Son Yazılar

Masallarla Büyüyoruz

Hiç düşündünüz mü, masallar hayatımızda olmasaydı çocuklara ne anlatırdık...
Geçtiğimiz gün masal anlatan bir oyuncağın şiddet içeren hikayelerini dinleyince tüylerim ürperdi ve bu konu aklıma geldi.    
Hep bir kötünün iyiye karşı inanılmaz savaşı, hep bir intikamla yanıp tutuşan bir büyücü, cadı veya bir kraliçe var masallarda.
Ya kırmızı başlıklı kız dürüst olduğu için kurdun gazabına uğruyor, ya da uyuyan güzeldeki gibi davetsiz bir misafir kötü dileklerde bulunuyor.
Biz bunlarla büyüdük, çok da vahşi yaratıklar olmadık aslında diye düşündüğünüzü hisseder gibiyim. Fakat kazın ayağı öyle değil bana kalırsa. Zaten televizyonda, haberlerde, internette ve sosyal medyada gündemi takip ettiğimizde şiddet mağduru birçok olayla karşılaşıyoruz. Bir de bunların üstüne masallarda bunlardan bahsedersek çocuklarımızı boşu boşuna bu bilgilerle donatmış oluyoruz.

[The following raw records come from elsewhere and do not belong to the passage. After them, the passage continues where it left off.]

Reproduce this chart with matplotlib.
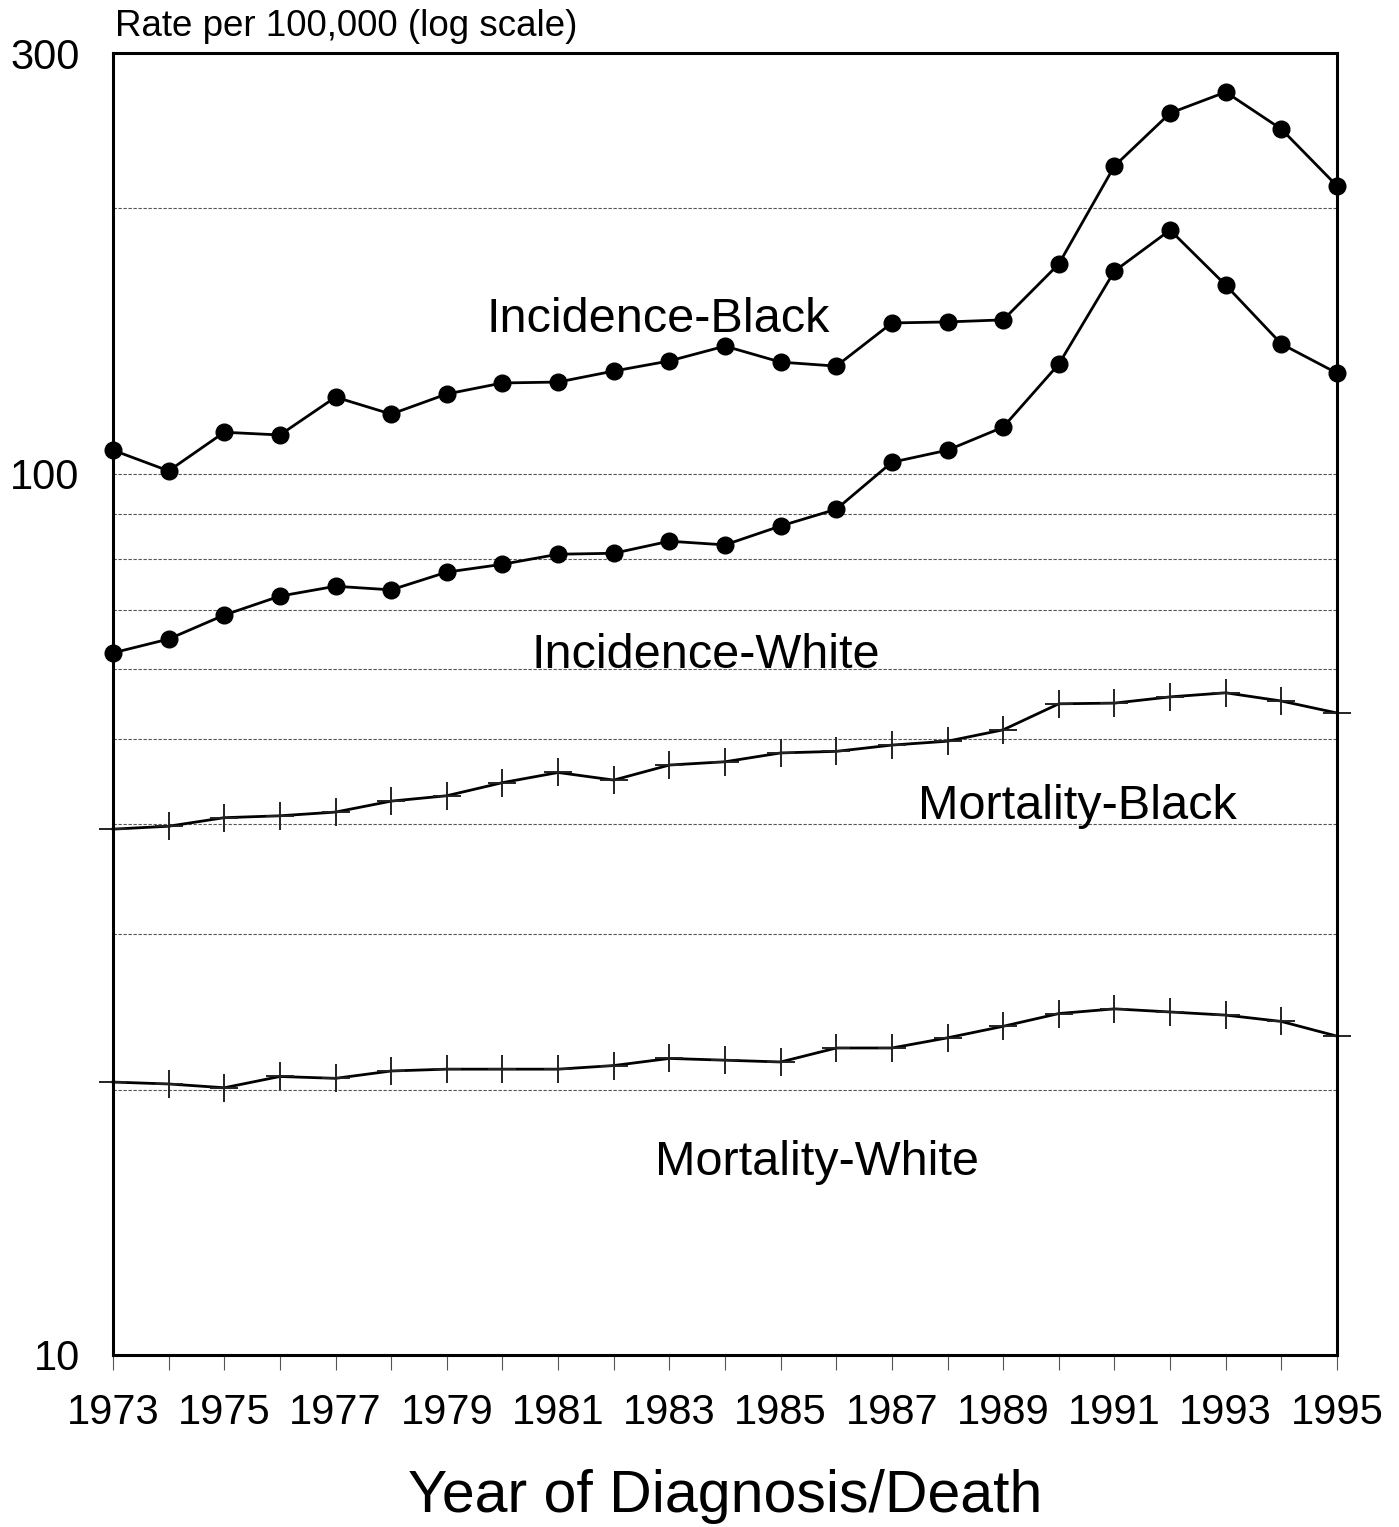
import matplotlib
matplotlib.use("Agg")
import matplotlib.pyplot as plt
import numpy as np

plt.rcParams['font.family'] = ['Liberation Sans', 'DejaVu Sans']

years = list(range(1973, 1996))

# rates per 100,000
incidence_black = [106.3, 100.7, 111.4, 110.6, 122.1, 116.8, 123.1, 126.7, 127.0, 130.7,
                   134.2, 139.5, 133.8, 132.4, 148.2, 148.6, 149.4, 172.9, 223.3, 256.4,
                   270.9, 245.9, 212.0]
incidence_white = [62.6, 64.9, 69.1, 72.6, 74.5, 73.8, 77.3, 78.9, 81.0, 81.2,
                   83.8, 83.0, 87.2, 91.1, 103.0, 106.3, 112.9, 133.1, 169.7, 188.9,
                   163.6, 140.3, 130.0]
mortality_black = [39.5, 39.8, 40.7, 40.9, 41.3, 42.5, 43.1, 44.6, 45.8, 44.9,
                   46.7, 47.1, 48.2, 48.4, 49.2, 49.7, 51.2, 54.8, 54.9, 55.8,
                   56.4, 55.2, 53.5]
mortality_white = [20.4, 20.3, 20.1, 20.7, 20.6, 21.0, 21.1, 21.1, 21.1, 21.3,
                   21.7, 21.6, 21.5, 22.3, 22.3, 22.9, 23.6, 24.4, 24.7, 24.5,
                   24.3, 23.9, 23.0]

grid_values = [20, 30, 40, 50, 60, 70, 80, 90, 100, 200]
ytick_values = [10, 100, 300]
ytick_labels = ['10', '100', '300']
xtick_labels = [str(y) if (y - 1973) % 2 == 0 else '' for y in years]

fig = plt.figure(figsize=(13.99, 15.27), dpi=100)
ax = fig.add_axes([113 / 1399, 1 - 1355 / 1527, 1224 / 1399, 1302 / 1527])

for g in grid_values:
    ax.axhline(g, color='#555555', lw=0.8, ls=(0, (3, 1.5)), zorder=1)

ax.plot(years, incidence_black, color='black', lw=2, marker='o', ms=12,
        clip_on=False, zorder=3)
ax.plot(years, incidence_white, color='black', lw=2, marker='o', ms=12,
        clip_on=False, zorder=3)
ax.plot(years, mortality_black, color='black', lw=2, marker='+', ms=20,
        mew=1.4, mec='#222222', clip_on=False, zorder=3)
ax.plot(years, mortality_white, color='black', lw=2, marker='+', ms=20,
        mew=1.4, mec='#222222', clip_on=False, zorder=3)

ax.set_yscale('log')
ax.set_ylim(10, 300)
ax.set_xlim(1973, 1995)
ax.set_yticks(ytick_values)
ax.set_yticklabels(ytick_labels)
ax.yaxis.set_minor_locator(matplotlib.ticker.NullLocator())
ax.tick_params(axis='y', length=0, pad=24, labelsize=30)
ax.set_xticks(years)
ax.set_xticklabels(xtick_labels)
ax.tick_params(axis='x', length=11, width=0.8, color='#555555', pad=16, labelsize=30)

for s in ax.spines.values():
    s.set_linewidth(2.2)
    s.set_zorder(4)

ax.text(1979.72, 144.7, 'Incidence-Black', fontsize=35, ha='left', va='baseline')
ax.text(1980.53, 60.2, 'Incidence-White', fontsize=35, ha='left', va='baseline')
ax.text(1987.47, 40.55, 'Mortality-Black', fontsize=35, ha='left', va='baseline')
ax.text(1982.74, 16.0, 'Mortality-White', fontsize=35, ha='left', va='baseline')

fig.text(115 / 1399, 1 - 36 / 1527, 'Rate per 100,000 (log scale)', fontsize=26.5,
         ha='left', va='baseline')
ax.set_xlabel('Year of Diagnosis/Death', fontsize=42.5, labelpad=26)

fig.savefig('out.png', dpi=100)
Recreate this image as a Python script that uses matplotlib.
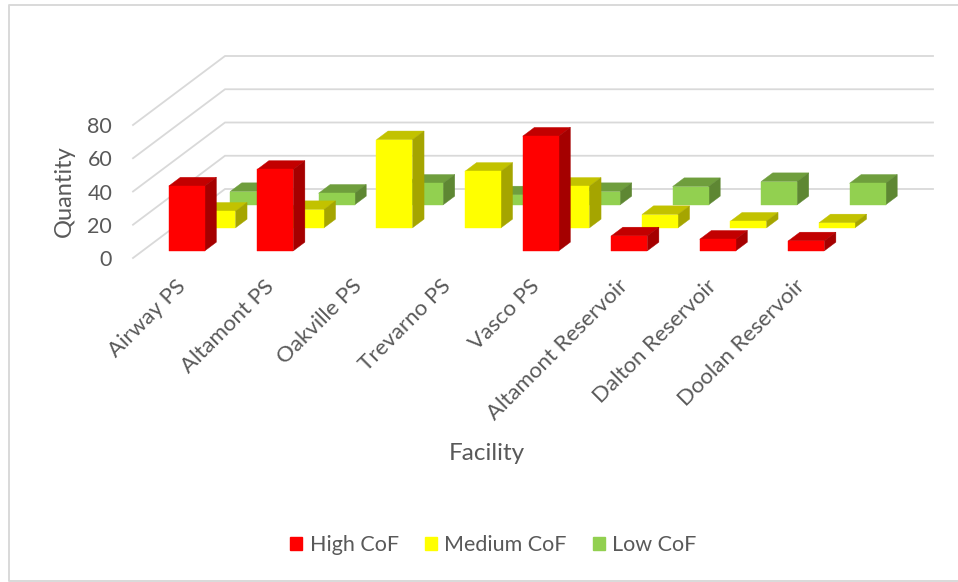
import matplotlib
matplotlib.use('Agg')
import matplotlib.pyplot as plt
from matplotlib.lines import Line2D
from matplotlib.patches import Rectangle

facilities = ['Airway PS', 'Altamont PS', 'Oakville PS', 'Trevarno PS', 'Vasco PS',
              'Altamont Reservoir', 'Dalton Reservoir', 'Doolan Reservoir']
high_cof = [39, 49, 0, 0, 69, 9, 7, 6]
medium_cof = [10, 11, 53, 34, 25, 8, 4, 3]
low_cof = [8, 7, 13, 6, 8, 11, 14, 13]
y_ticks = [0, 20, 40, 60, 80]

W, H = 958, 582
TEXT = '#595959'
GRID = '#d9d9d9'

# oblique depth: one unit of depth moves this far in x (categories) and y (quantity)
DEPTH_X = 92 / 88.5
DEPTH_Y = 69 / 1.6625
BAR_W = 36 / 88.5
BAR_D = 0.126

plt.rcParams['font.family'] = ['Lato', 'DejaVu Sans']

fig = plt.figure(figsize=(W / 100, H / 100), dpi=100)

# chart border runs off the right edge of the image
fx = [W / W, 8.5 / W, 8.5 / W, W / W]
fy = [1 - 5 / H, 1 - 5 / H, 1 - 580.5 / H, 1 - 580.5 / H]
fig.add_artist(Line2D(fx, fy, transform=fig.transFigure, color=GRID, lw=1.4))

ax = fig.add_axes([133 / W, 1 - 258 / H, 708 / W, 133 / H])
ax.set_xlim(0, 8)
ax.set_ylim(0, 80)
for s in ax.spines.values():
    s.set_visible(False)
ax.patch.set_visible(False)


def project(x, d, v):
    return x + d * DEPTH_X, v + d * DEPTH_Y


def draw_bar(x, d, v, front, top, side):
    x0, x1 = x - BAR_W / 2, x + BAR_W / 2
    faces = [
        ([(x0, d, v), (x1, d, v), (x1, d + BAR_D, v), (x0, d + BAR_D, v)], top),
        ([(x1, d, 0), (x1, d + BAR_D, 0), (x1, d + BAR_D, v), (x1, d, v)], side),
        ([(x0, d, 0), (x1, d, 0), (x1, d, v), (x0, d, v)], front),
    ]
    for corners, color in faces:
        pts = [project(*c) for c in corners]
        ax.fill([p[0] for p in pts], [p[1] for p in pts], color=color, lw=0.3, clip_on=False, zorder=3)


# back wall and left wall gridlines sit behind the bars
for t in y_ticks:
    bx, by = project(0, 1, t)
    ax.plot([0, bx, project(8, 1, t)[0]], [t, by, by], color=GRID, lw=1.3, clip_on=False,
            solid_joinstyle='miter', zorder=1)

series = [
    ('Low CoF', low_cof, 5 / 6, '#92d050', '#6f9e3d', '#5e8733'),
    ('Medium CoF', medium_cof, 1 / 2, '#ffff00', '#c2c200', '#a5a500'),
    ('High CoF', high_cof, 1 / 6, '#ff0000', '#c20000', '#a50000'),
]
for name, values, depth, front, top, side in series:
    for i, v in enumerate(values):
        if v > 0:
            draw_bar(i + 0.5, depth - BAR_D / 2, v, front, top, side)

ax.set_yticks(y_ticks)
# labels end a little left of the category centre
ax.set_xticks([i + 0.475 for i in range(len(facilities))])
ax.tick_params(length=0, labelcolor=TEXT)
ax.tick_params(axis='y', labelsize=15.5, pad=15)
ax.tick_params(axis='x', pad=13)
ax.set_xticklabels(facilities, rotation=45, ha='right', rotation_mode='anchor', fontsize=16)

fig.text(64 / W, 1 - 191 / H, 'Quantity', rotation=90, color=TEXT, fontsize=17, ha='center', va='center')
fig.text(486.5 / W, 1 - 454 / H, 'Facility', color=TEXT, fontsize=17.5, ha='center', va='center')

handles = [Rectangle((0, 0), 1, 1, color=c) for c in ('#ff0000', '#ffff00', '#92d050')]
fig.legend(handles, ['High CoF', 'Medium CoF', 'Low CoF'], loc='center', ncol=3,
           bbox_to_anchor=(493.5 / W, 1 - 545 / H), frameon=False, labelcolor=TEXT, fontsize=15.5,
           handlelength=0.56, handleheight=0.56, handletextpad=0.35, columnspacing=1.2)

fig.savefig('out.png', dpi=100)
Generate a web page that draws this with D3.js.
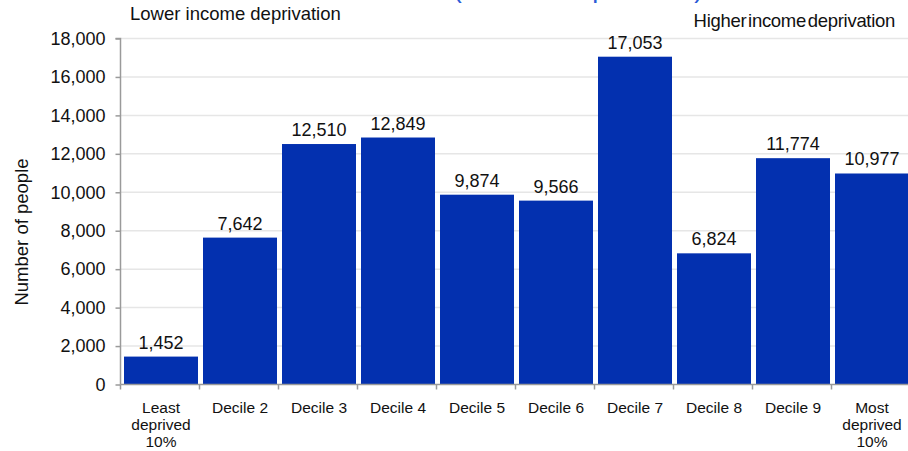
<!DOCTYPE html>
<html>
<head>
<meta charset="utf-8">
<script src="https://cdn.jsdelivr.net/npm/d3@7"></script>
<style>
  html, body { margin: 0; padding: 0; background: #fff; }
  svg { display: block; font-family: "Liberation Sans", Arial, sans-serif; }
</style>
</head>
<body>
<svg id="chart" width="908" height="451"></svg>
<script>
const categories = ["Least deprived 10%", "Decile 2", "Decile 3", "Decile 4", "Decile 5",
                    "Decile 6", "Decile 7", "Decile 8", "Decile 9", "Most deprived 10%"];
const values = [1452, 7642, 12510, 12849, 9874, 9566, 17053, 6824, 11774, 10977];
const yTicks = [0, 2000, 4000, 6000, 8000, 10000, 12000, 14000, 16000, 18000];
const xLabelLines = [["Least", "deprived", "10%"], ["Decile 2"], ["Decile 3"], ["Decile 4"], ["Decile 5"],
                     ["Decile 6"], ["Decile 7"], ["Decile 8"], ["Decile 9"], ["Most", "deprived", "10%"]];
const yTitle = "Number of people";
const leftNote = "Lower income deprivation";
const rightNote = "Higher income deprivation";
const topTitle = "(Income Deprivation)";

const svg = d3.select("#chart");
const fmt = d3.format(",");
const barColor = "#0330AF";

const x = d3.scaleBand().domain(categories).range([120.5, 910.5]).paddingInner(0).paddingOuter(0);
const y = d3.scaleLinear().domain([0, 18000]).range([384.5, 38.5]);

// cut-off title (only its lowest pixels fall inside the picture)
svg.append("text").attr("x", 578).attr("y", -3.5).attr("text-anchor", "middle")
  .attr("font-size", 27).attr("fill", "#2a5bd7").text(topTitle);

// gridlines
svg.append("g").selectAll("line").data(yTicks.filter(d => d > 0)).join("line")
  .attr("x1", 121).attr("x2", 908).attr("y1", d => y(d)).attr("y2", d => y(d))
  .attr("stroke", "#e6e6e6").attr("stroke-width", 1.5);

// bars
const step = x.bandwidth();
svg.append("g").selectAll("rect").data(values).join("rect")
  .attr("x", (d, i) => x(categories[i]) + 3.5)
  .attr("width", step - 5)
  .attr("y", d => y(d))
  .attr("height", d => y(0) - y(d))
  .attr("fill", barColor);

// value labels
svg.append("g").selectAll("text").data(values).join("text")
  .attr("x", (d, i) => x(categories[i]) + 3.5 + (step - 5) / 2)
  .attr("y", d => y(d) - 8)
  .attr("text-anchor", "middle").attr("font-size", 18).attr("fill", "#111")
  .text(d => fmt(d));

// y axis
const yAxis = d3.axisLeft(y).tickValues(yTicks).tickFormat(fmt).tickSize(5).tickPadding(10);
const gy = svg.append("g").attr("transform", "translate(120.5,0)").call(yAxis);
gy.select(".domain").attr("stroke", "#9a9a9a").attr("stroke-width", 1.5).attr("d", "M-5,38.5H0V384.5");
gy.selectAll(".tick line").attr("stroke", "#9a9a9a").attr("stroke-width", 1.5);
gy.selectAll(".tick text").attr("font-size", 18).attr("fill", "#111")
  .attr("font-family", "'Liberation Sans', Arial, sans-serif");

// x axis
const boundaries = categories.map(c => x(c));
const gx = svg.append("g");
gx.append("line").attr("x1", 120.5).attr("x2", 908).attr("y1", 384.5).attr("y2", 384.5)
  .attr("stroke", "#9a9a9a").attr("stroke-width", 1.5);
gx.selectAll("line.t").data(boundaries).join("line").attr("class", "t")
  .attr("x1", d => d).attr("x2", d => d).attr("y1", 384.5).attr("y2", 389.5)
  .attr("stroke", "#9a9a9a").attr("stroke-width", 1.5);
const xl = gx.selectAll("text").data(categories).join("text")
  .attr("text-anchor", "middle").attr("font-size", 15.5).attr("fill", "#111")
  .attr("x", (d, i) => x(d) + 3.5 + (step - 5) / 2)
  .attr("y", 413);
xl.selectAll("tspan").data((d, i) => xLabelLines[i]).join("tspan")
  .attr("x", function() { return d3.select(this.parentNode).attr("x"); })
  .attr("dy", (d, j) => j === 0 ? 0 : 17)
  .text(d => d);

// y title
svg.append("text").attr("transform", "translate(28,232) rotate(-90)")
  .attr("text-anchor", "middle").attr("font-size", 18.5).attr("fill", "#111").text(yTitle);

// notes
svg.append("text").attr("x", 130).attr("y", 20).attr("font-size", 18.5).attr("fill", "#111").text(leftNote);
svg.append("text").attr("x", 895).attr("y", 27).attr("text-anchor", "end").attr("font-size", 18.5)
  .attr("letter-spacing", -0.3).attr("word-spacing", -3).attr("fill", "#111").text(rightNote);
</script>
</body>
</html>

Fakat bu iş hiç de kolay değil. Ben evde anlatırken konuları farklılaştırsam da yarın öbür gün arkadaşlarıyla etkileşim halindeyken, yuvada video izlerken veya sinemada karşılaşacak diye endişeleniyorum. Tabii ki vahşet de hayatın bir parçası ve bunu da bilmeliyiz, ama çocuklarımızı sevgi dolu yetiştirmek varken durup dururken üvey anneden nefret eden, güzel olduğu için başına binbir türlü bela geleceğini düşünen, cadılardan korkan çocuklarımız olsun istemiyorum.
Masallarda biraz daha arkadaşlık, dostluk, paylaşım, biraz daha aile sevgisi gibi konular ön plana çıksa sizce de fena olmaz mıydı?